Tout l'inverse de la pièce suivante, qui partage pourtant la fonction d'hommage, doublement même : May composé par Louis Andriessen (décédé l'année dernière) sur un texte d'Herman Gorter (très connu aux Pays-Bas), une œuvre commandée par cet orchestre et créée en 2020 pour son "père fondateur" (en hommage à Frans Brüggen). La pièce réunit chœur et orchestre, mais distingue chaque pupitre, à l'image de cette partition qui séquence une suite de références (un processus assumé par le compositeur qui en cite quelques-unes). Cela étant, les instrumentistes étant très accrochés à cette partition rare, le rendu est encore plus dé-structuré, ce qui valorise la dimension encyclopédique de cette partition (pour qui en a les références), ainsi que des timbres du chœur et de l'orchestre, mais le son reste aussi tendu que les musiciens sont concentrés.
Comme il l'exprime durant l'entracte venant après ces deux pièces et seulement une demi-heure, le public est visiblement venu pour le Requiem de Mozart (inscrit seul en tête d'affiche). Il applaudit néanmoins avec politesse ces propositions qui ont le mérite de l'audace et d'encadrer le chef-d'œuvre classique par deux morceaux gagnant à être connus et aux antipodes, temporelles comme stylistiques.
Les artistes en profitent également pour réunir au service de Mozart les qualités respectivement exprimées en prélude dans ces deux pièces. La dimension psalmodique du chœur se détache (mais tout en conservant quelques défauts de justesse dans les cimes notamment). Les instrumentistes proposent un tout autre travail des matières, suite logique de leur connaissance de la partition et de l'esthétique de cette époque (raison pour laquelle ils se nomment "Orchestre du XVIIIe Siècle", jouant sur instruments ou copies d'époque). La libération va jusqu'à la fougue dans le Dies Irae où chaque violon se fait soliste vivaldien.

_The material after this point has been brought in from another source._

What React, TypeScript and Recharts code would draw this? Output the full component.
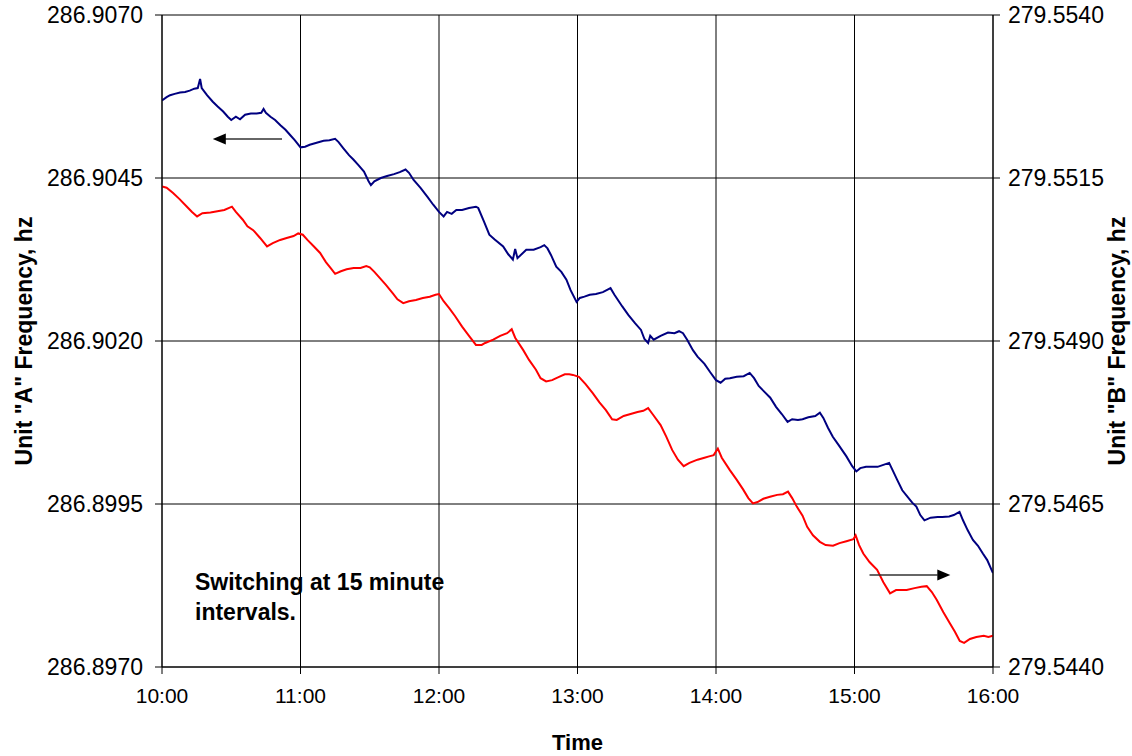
import React from 'react'
import { LineChart, Line, XAxis, YAxis, CartesianGrid, ReferenceLine, ReferenceDot } from 'recharts'

// minutes after 10:00, frequency in hz
const unitATrace: [number, number][] = [
  [0, 286.90569], [2, 286.90574], [3.5, 286.90577], [5.5, 286.90579], [7.8, 286.90581],
  [10, 286.90582], [12, 286.90584], [14, 286.90587], [15.5, 286.90588], [16.5, 286.90602],
  [17.2, 286.90588], [19.5, 286.90577], [22, 286.90567], [24, 286.9056], [26.5, 286.90552],
  [28.5, 286.90544], [30, 286.90539], [32, 286.90544], [33.8, 286.9054], [36, 286.90547],
  [38.5, 286.90549], [41, 286.90549], [43, 286.9055], [44, 286.90556], [45, 286.9055],
  [47, 286.90544], [49, 286.90539], [51.3, 286.90531], [53.5, 286.90524], [55.5, 286.90516],
  [57.5, 286.90508], [60, 286.90497], [62, 286.90498], [64, 286.90501], [67, 286.90504],
  [70, 286.90507], [72.5, 286.90508], [75, 286.9051], [76.5, 286.90505], [78.5, 286.90496],
  [81, 286.90485], [83, 286.90478], [85, 286.9047], [87.5, 286.9046], [89.5, 286.90445],
  [90.5, 286.90439], [92, 286.90445], [94.8, 286.9045], [97.5, 286.90453], [100.5, 286.90456],
  [103, 286.90459], [105.5, 286.90463], [107, 286.90458], [109, 286.90447], [112, 286.90435],
  [115, 286.90421], [117.5, 286.90409], [120, 286.90398], [122, 286.90391], [123.5, 286.90398],
  [125.5, 286.90395], [127.5, 286.90401], [130, 286.90401], [133, 286.90404], [136, 286.90406],
  [137, 286.90404], [139.5, 286.90383], [141.8, 286.90363], [144, 286.90356], [147.8, 286.90345],
  [150, 286.90333], [152, 286.90325], [153, 286.90341], [154, 286.90327], [157.8, 286.9034],
  [161, 286.9034], [164, 286.90344], [165.6, 286.90347], [167, 286.90342], [168.5, 286.90332],
  [170.8, 286.90314], [173, 286.90306], [175.2, 286.90294], [177, 286.90278], [179.6, 286.9026],
  [181, 286.90266], [183, 286.90268], [185.3, 286.90271], [188, 286.90272], [191, 286.90275],
  [194.3, 286.90281], [196, 286.90271], [199.4, 286.90253], [202, 286.9024], [205, 286.90227],
  [207.5, 286.90217], [209, 286.90203], [210.6, 286.90197], [211.5, 286.90208], [213, 286.90202],
  [216, 286.90208], [219.2, 286.90213], [222, 286.90212], [224, 286.90215], [225.7, 286.90212],
  [227.5, 286.90202], [230, 286.90186], [232, 286.90176], [235, 286.90165], [237.5, 286.90152],
  [240, 286.9014], [242, 286.90136], [244, 286.90142], [246, 286.90143], [249, 286.90145],
  [252, 286.90146], [254.6, 286.90151], [256.5, 286.90143], [258.5, 286.90131], [261, 286.90122],
  [263.5, 286.90113], [266, 286.90099], [268.5, 286.90088], [271, 286.90076], [273, 286.9008],
  [275.5, 286.90079], [277.5, 286.9008], [280, 286.90083], [283, 286.90085], [285, 286.9009],
  [286.5, 286.90082], [288.5, 286.90067], [290.6, 286.90053], [293, 286.90041], [296.5, 286.90023],
  [299, 286.90008], [300.8, 286.9], [302.5, 286.90005], [305, 286.90007], [307.8, 286.90007],
  [310, 286.90007], [312.5, 286.9001], [315, 286.90013], [316.5, 286.90002], [318.5, 286.89987],
  [320.7, 286.89971], [323, 286.89961], [325, 286.89952], [326.8, 286.89946], [328.5, 286.89933],
  [330.3, 286.89925], [333, 286.89929], [336, 286.8993], [338, 286.8993], [341, 286.89931],
  [343, 286.89933], [345.5, 286.89938], [347, 286.89925], [349, 286.8991], [351.3, 286.89895],
  [353.5, 286.89886], [355.6, 286.89874], [357.5, 286.89864], [360, 286.89844],
]

const unitBTrace: [number, number][] = [
  [0, 279.55137], [2, 279.55135], [4.8, 279.55127], [7.5, 279.55118], [10.8, 279.55106],
  [13, 279.55098], [15.2, 279.55091], [17.5, 279.55096], [21, 279.55097], [24, 279.55099],
  [27, 279.55101], [30.3, 279.55106], [32, 279.55098], [35, 279.55086], [37, 279.55076],
  [39.5, 279.5507], [42.5, 279.55058], [45.5, 279.55045], [48, 279.5505], [51.2, 279.55055],
  [54, 279.55058], [57, 279.55061], [59, 279.55065], [61, 279.55063], [63, 279.55055],
  [65.5, 279.55046], [68.5, 279.55035], [71, 279.55021], [73, 279.55012], [75, 279.55003],
  [77.5, 279.55007], [80, 279.5501], [83, 279.55012], [86, 279.55012], [88.5, 279.55015],
  [90, 279.55013], [92, 279.55006], [94.5, 279.54996], [97, 279.54986], [100, 279.54973],
  [102, 279.54964], [104.5, 279.54958], [107, 279.54961], [110, 279.54963], [113, 279.54966],
  [116, 279.54968], [118.5, 279.54971], [120, 279.54972], [122, 279.54961], [124.5, 279.5495],
  [127, 279.54938], [130, 279.54922], [133, 279.54908], [136, 279.54894], [138.5, 279.54894],
  [140, 279.54897], [143.5, 279.54902], [146.5, 279.54908], [149.5, 279.54912], [151.5, 279.54918],
  [153, 279.54905], [156.5, 279.54886], [159, 279.54871], [162, 279.54856], [164, 279.54843],
  [166.4, 279.54838], [169, 279.5484], [172, 279.54845], [174.5, 279.54849], [176.4, 279.54849],
  [178, 279.54848], [180.6, 279.54845], [183.5, 279.54834], [186.6, 279.5482], [189.5, 279.54806],
  [192.3, 279.54794], [195, 279.5478], [197, 279.54779], [200, 279.54785], [203, 279.54788],
  [206, 279.54791], [208.5, 279.54793], [210.6, 279.54797], [212.5, 279.54788], [216, 279.54771],
  [218.5, 279.54753], [221, 279.54733], [223.5, 279.54718], [226, 279.54708], [228.5, 279.54713],
  [232, 279.54718], [235, 279.54721], [237, 279.54723], [239, 279.54725], [240.8, 279.54735],
  [242.5, 279.54721], [246, 279.54702], [249, 279.54687], [251.8, 279.54672], [254, 279.54659],
  [256, 279.54651], [258, 279.54653], [260.5, 279.54658], [263.4, 279.54661], [266.5, 279.54664],
  [269, 279.54665], [271.2, 279.54669], [273, 279.54659], [275, 279.54646], [277.5, 279.54632],
  [279.5, 279.54615], [282, 279.54602], [285, 279.54592], [287.5, 279.54587], [290.7, 279.54586],
  [293.5, 279.5459], [296.5, 279.54593], [299.5, 279.54596], [300.5, 279.54602], [302, 279.54587],
  [303.8, 279.54574], [306.5, 279.54561], [309.8, 279.54549], [312.5, 279.5453], [315.4, 279.54513],
  [318, 279.54518], [322.6, 279.54518], [326, 279.54521], [329, 279.54523], [331.3, 279.54524],
  [333.5, 279.54515], [335.6, 279.54503], [338.5, 279.54484], [341.3, 279.54467], [343.5, 279.54454],
  [345.6, 279.5444], [347.5, 279.54437], [350, 279.54443], [352.8, 279.54446], [356, 279.54448],
  [358, 279.54446], [360, 279.54448],
]

const timeTicks = [0, 60, 120, 180, 240, 300, 360]
const unitATicks = [286.897, 286.8995, 286.902, 286.9045, 286.907]
const unitBTicks = [279.544, 279.5465, 279.549, 279.5515, 279.554]

// arrows pointing each trace at its axis: shaft from/to minute, head tip, level
const arrowA = { from: 52, to: 27, tip: 22, level: 286.9051 }
const arrowB = { from: 306.5, to: 336, tip: 341.5, level: 279.54541 }

const FONT = '"Liberation Sans", Arial, sans-serif'

const dataA = unitATrace.map(([t, v]) => ({ t, a: v }))
const dataB = unitBTrace.map(([t, v]) => ({ t, b: v }))

const hourLabel = (t: number) => `${10 + t / 60}:00`

function Head({ cx, cy, dir }: any) {
  if (cx == null || cy == null) return null
  const len = 13
  const half = 5.5
  const back = cx - dir * len
  return <polygon points={`${cx},${cy} ${back},${cy - half} ${back},${cy + half}`} fill="#000" />
}

// rotated axis title, centred on the plot's vertical middle
function SideTitle({ viewBox, value, titleX }: any) {
  const y = viewBox ? viewBox.y + viewBox.height / 2 : 341
  return (
    <text x={titleX} y={y} transform={`rotate(-90, ${titleX}, ${y})`} textAnchor="middle" dominantBaseline="central"
      fontFamily={FONT} fontWeight="bold" fontSize={23} fill="#000">
      {value}
    </text>
  )
}

export default function App() {
  return (
    <div style={{ position: 'absolute', left: 0, top: 0, width: 1132, height: 756, background: '#fff' }}>
      <LineChart width={1132} height={756} margin={{ top: 15, right: 0, bottom: 0, left: 0 }}>
        <CartesianGrid yAxisId="left" stroke="#000" strokeWidth={1} horizontalValues={unitATicks} verticalValues={timeTicks} />
        <XAxis
          dataKey="t" type="number" domain={[0, 360]} ticks={timeTicks} tickFormatter={hourLabel}
          allowDataOverflow height={89} tickSize={7} tickMargin={14}
          stroke="#000" tick={{ fontSize: 21, fill: '#000', fontFamily: FONT }}
          label={{ value: 'Time', position: 'insideBottom', offset: 6, style: { fontSize: 22, fontWeight: 'bold', fill: '#000', fontFamily: FONT } }}
        />
        <YAxis
          yAxisId="left" domain={[286.897, 286.907]} ticks={unitATicks} allowDataOverflow
          tickFormatter={(v: number) => v.toFixed(4)} width={162} tickSize={7} tickMargin={12}
          stroke="#000" tick={{ fontSize: 23, fill: '#000', fontFamily: FONT }}
          label={<SideTitle value={'Unit "A" Frequency, hz'} titleX={24} />}
        />
        <YAxis
          yAxisId="right" orientation="right" domain={[279.544, 279.554]} ticks={unitBTicks} allowDataOverflow
          tickFormatter={(v: number) => v.toFixed(4)} width={139} tickSize={7} tickMargin={8}
          stroke="#000" tick={{ fontSize: 23, fill: '#000', fontFamily: FONT }}
          label={<SideTitle value={'Unit "B" Frequency, hz'} titleX={1117} />}
        />
        <Line yAxisId="left" data={dataA} dataKey="a" type="linear" stroke="#000080" strokeWidth={2}
          dot={false} activeDot={false} isAnimationActive={false} />
        <Line yAxisId="right" data={dataB} dataKey="b" type="linear" stroke="#ff0000" strokeWidth={2}
          dot={false} activeDot={false} isAnimationActive={false} />
        <ReferenceLine yAxisId="left" stroke="#333" strokeWidth={1.5}
          segment={[{ x: arrowA.from, y: arrowA.level }, { x: arrowA.to, y: arrowA.level }]} />
        <ReferenceDot yAxisId="left" x={arrowA.tip} y={arrowA.level} shape={(p: any) => <Head {...p} dir={-1} />} />
        <ReferenceLine yAxisId="right" stroke="#333" strokeWidth={1.5}
          segment={[{ x: arrowB.from, y: arrowB.level }, { x: arrowB.to, y: arrowB.level }]} />
        <ReferenceDot yAxisId="right" x={arrowB.tip} y={arrowB.level} shape={(p: any) => <Head {...p} dir={1} />} />
        <text fontFamily={FONT} fontWeight="bold" fontSize={23} fill="#000">
          <tspan x={195} y={590}>Switching at 15 minute</tspan>
          <tspan x={195} y={620}>intervals.</tspan>
        </text>
      </LineChart>
    </div>
  )
}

La soprano Katharine Dain assume d'emblée pleinement sa présence "scénique" et vocale, seule d'abord face au public (les solistes faisant ce soir des allers-retours pour s'installer devant l'orchestre seulement le temps de leurs interventions, relativement courtes dans ce Requiem). Le "ou" latin de son Jerusalem plonge dans le Tombeau mais avec la lumière de l'espérance dans ses résonances : le son est rond mais précis à la fois. Marianne Beate Kielland pose son mezzo-soprano avec une lumineuse douceur et une douce lumière, dans sa voix grave et vibrée, dans le caractère du timbre mais avec la mesure de son volume.
Tobias Berndt, basse solo, conduit son phrasé d'une voix ample, au vibrato strié comme le phrasé l'est de quelques accents aussi pertinents. Sa montée vers l'aigu a juste ce qu'il faut de matière pour rester audible et de qualité (idem lorsqu'il faut descendre au tombeau pour soutenir le quatuor de ses graves). Le ténor Thomas Walker est tout à l'inverse mais tout aussi intéressant dans son registre, celui du dévouement lyrique constant, projeté et claironnant. Il lance sa voix aussi loin que l'acoustique et les émotions, sans en perdre le contrôle, jusqu'à des passages blanchis mais pour mieux les retimbrer. La dualité même de cette œuvre, spirituelle et lyrique est ainsi résumée par ces deux seuls chanteurs qui mêlent d'autant mieux leurs voix en duo.
Le public qui emplit ce lieu saint, église des musiciens aux allures de mini chapelle Sixtine, applaudit chaleureusement les artistes.